= Madeira uprising =

The Madeira uprising, also referred to as the Island Revolt or the Revolt of the Deported, was a military uprising against the government of the National Dictatorship (1926–1933) that took place on the island of Madeira, beginning in the early hours of 4 April 1931.

On 26th January 1931, the government took control over imported grain, causing the price of flour and bread to rise dramatically. Due to high unemployment in the region, this worsened an already poor situation, and strikes and riots began to break out.

==Timeline==

On 4 April, rebels began to arrest those loyal to the government in Lisbon, including the High Commissioner, and occupied buildings in Funchal, as well as taking over phone and telegram services. The rebels appointed General Sousa Diaz, who had been exiled to Madeira by the Lisbon government, as their leader.

On 8 April the rebellion spread to some islands of the Azores and, on 17 April, reached Portuguese Guinea. There were also attempts at military recruitment in Mozambique and on the island of São Tomé, which failed early on. Military mutinies, planned for the continent, never occurred.
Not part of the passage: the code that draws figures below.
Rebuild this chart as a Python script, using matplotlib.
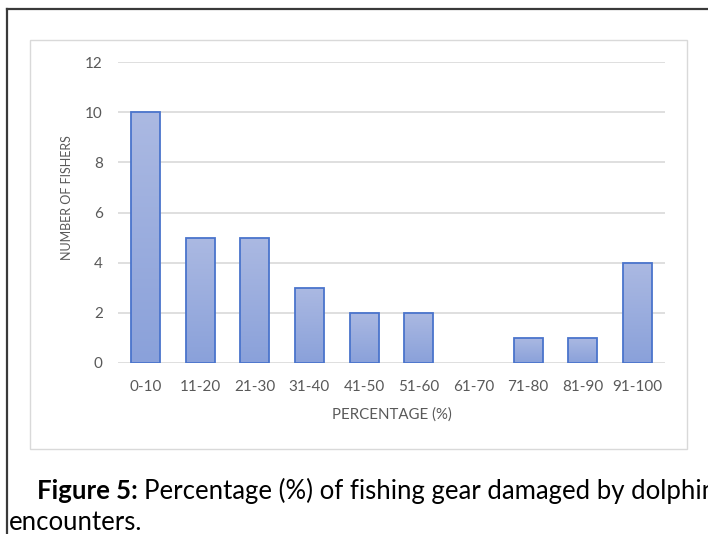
import numpy as np
import matplotlib
matplotlib.use("Agg")
import matplotlib.pyplot as plt
from matplotlib.patches import Rectangle
from matplotlib.lines import Line2D
from matplotlib.colors import LinearSegmentedColormap

# data
categories = ['0-10', '11-20', '21-30', '31-40', '41-50', '51-60',
              '61-70', '71-80', '81-90', '91-100']
fishers = [10, 5, 5, 3, 2, 2, 0, 1, 1, 4]
y_ticks = [0, 2, 4, 6, 8, 10, 12]

W, H = 708, 534
plt.rcParams['font.family'] = ['Lato', 'DejaVu Sans']

fig = plt.figure(figsize=(W / 100, H / 100), dpi=100)
fig.patch.set_facecolor('white')


def fx(px):
    return px / W


def fy(py):
    return 1 - py / H


# outer page border (left and top only, the rest is cropped)
fig.add_artist(Line2D([fx(7), fx(7)], [fy(9), 0], color='#3a3a3a', lw=1.6,
                      transform=fig.transFigure))
fig.add_artist(Line2D([fx(7), 1], [fy(9), fy(9)], color='#3a3a3a', lw=1.6,
                      transform=fig.transFigure))

# chart area box
fig.add_artist(Rectangle((fx(30), fy(449)), fx(687) - fx(30), fy(40) - fy(449),
                         fill=False, edgecolor='#d9d9d9', lw=1.0,
                         transform=fig.transFigure))

ax = fig.add_axes([fx(118), fy(363), fx(665) - fx(118), fy(62) - fy(363)])
ax.set_facecolor('none')

x = np.arange(len(categories))
width = 0.53
grad = LinearSegmentedColormap.from_list('bar', ['#8aa1da', '#abb9e2'])

edge_cols = ['#4a74cc' if v > 0 else 'none' for v in fishers]
bars = ax.bar(x, fishers, width=width, facecolor='none',
              edgecolor=edge_cols, linewidth=1.3, zorder=3)
for rect, val in zip(bars, fishers):
    if val <= 0:
        continue
    x0 = rect.get_x()
    img = ax.imshow(np.linspace(0, 1, 100).reshape(-1, 1), cmap=grad,
                    origin='lower', aspect='auto',
                    extent=[x0, x0 + rect.get_width(), 0, val], zorder=2)
    clip = Rectangle((x0, 0), rect.get_width(), val, transform=ax.transData)
    img.set_clip_path(clip)

ax.set_xlim(-0.5, len(categories) - 0.5)
ax.set_ylim(0, 12)
ax.set_yticks(y_ticks)
ax.set_xticks(x)
ax.set_xticklabels(categories)

for s in ax.spines.values():
    s.set_visible(False)
ax.yaxis.grid(True, color='#d9d9d9', lw=1.2, zorder=0)
ax.set_axisbelow(True)
ax.tick_params(axis='both', length=0, labelsize=11, labelcolor='#595959')
ax.tick_params(axis='x', pad=12)
ax.tick_params(axis='y', pad=11)

fig.text(fx(67), fy(198), 'NUMBER OF FISHERS', rotation=90, ha='center',
         va='center', fontsize=9, color='#595959')
fig.text(fx(392), fy(415), 'PERCENTAGE (%)', ha='center', va='center',
         fontsize=10.8, color='#595959')

# caption
cap_size = 18.5
cap1 = fig.text(fx(37), fy(499), 'Figure 5:', fontsize=cap_size,
                fontweight='bold', color='black', ha='left', va='baseline')
fig.canvas.draw()
bb = cap1.get_window_extent()
fig.text(bb.x1 / W + fx(6), fy(499),
         'Percentage (%) of fishing gear damaged by dolphin',
         fontsize=cap_size, color='black', ha='left', va='baseline')
fig.text(fx(9), fy(530), 'encounters.', fontsize=cap_size, color='black',
         ha='left', va='baseline')

plt.savefig('out.png', dpi=100)
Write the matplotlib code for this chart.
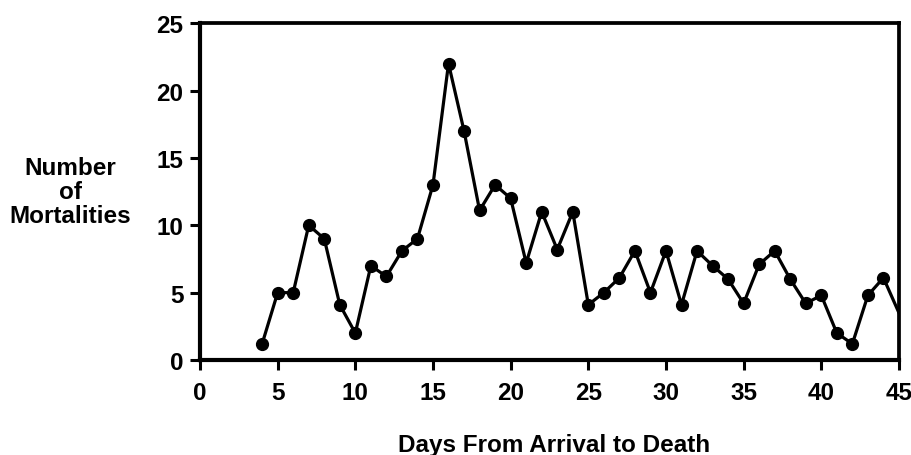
import matplotlib
matplotlib.use("Agg")
import matplotlib.pyplot as plt

# days after arrival and mortality counts
days = [4, 5, 6, 7, 8, 9, 10, 11, 12, 13, 14, 15, 16, 17, 18, 19, 20, 21, 22, 23, 24,
        25, 26, 27, 28, 29, 30, 31, 32, 33, 34, 35, 36, 37, 38, 39, 40, 41, 42, 43, 44, 46]
deaths = [1.2, 5, 5, 10, 9, 4.1, 2, 7, 6.2, 8.1, 9, 13, 22, 17, 11.1, 13, 12, 7.2, 11, 8.2, 11,
          4.1, 5, 6.1, 8.1, 5, 8.1, 4.1, 8.1, 7, 6, 4.2, 7.1, 8.1, 6, 4.2, 4.8, 2, 1.2, 4.8, 6.1, 0.9]

x_ticks = [0, 5, 10, 15, 20, 25, 30, 35, 40, 45]
y_ticks = [0, 5, 10, 15, 20, 25]

plt.rcParams['font.family'] = ['Liberation Sans', 'DejaVu Sans']
plt.rcParams['font.weight'] = 'bold'

fig = plt.figure(figsize=(9.12, 4.56), dpi=100)
ax = fig.add_axes([0.2193, 0.2083, 0.7664, 0.7387])

ax.plot(days, deaths, color='black', lw=2.3, marker='o', ms=8.5, clip_on=True)

ax.set_xlim(0, 45)
ax.set_ylim(0, 25)
ax.set_xticks(x_ticks)
ax.set_yticks(y_ticks)
ax.tick_params(direction='out', length=7, width=2.2, labelsize=17.5)
ax.tick_params(axis='x', pad=8)
ax.tick_params(axis='y', pad=5)
for lab in ax.get_xticklabels() + ax.get_yticklabels():
    lab.set_fontweight('bold')

for side in ['left', 'bottom']:
    ax.spines[side].set_linewidth(3)
for side in ['top', 'right']:
    ax.spines[side].set_linewidth(2.7)

# axis titles placed as figure text to sit where the original has them
fig.text(0.608, 0.008, 'Days From Arrival to Death', ha='center', va='baseline',
         fontsize=17.5, fontweight='bold')
fig.text(0.077, 0.578, 'Number\nof\nMortalities', ha='center', va='center',
         fontsize=17.5, fontweight='bold', linespacing=1.05)

fig.savefig('out.png', dpi=100)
The rebellious military in the Azores, lacking popular support, surrendered soon without a fight, between 17 and 20 April 1931. In Madeira, where rebels had won popular support, taking advantage of the discontent generated by the government's restrictive economic policy to alleviate the effects of the international crisis of 1929, the uprising was only neutralized on 2 May, with the arrival of a military expedition which crushed the revolting forces after seven days of fighting.

The Portuguese Navy, although small at the time, set sail on 24 April to Madeira, led by Commander Magalhães Correia, arriving on 27 April. The uprising was only neutralized on 2 May, after seven days of fighting. Following the defeat of the uprising in Madeira on 6 May 1931, the rebels in Portuguese Guinea also surrendered.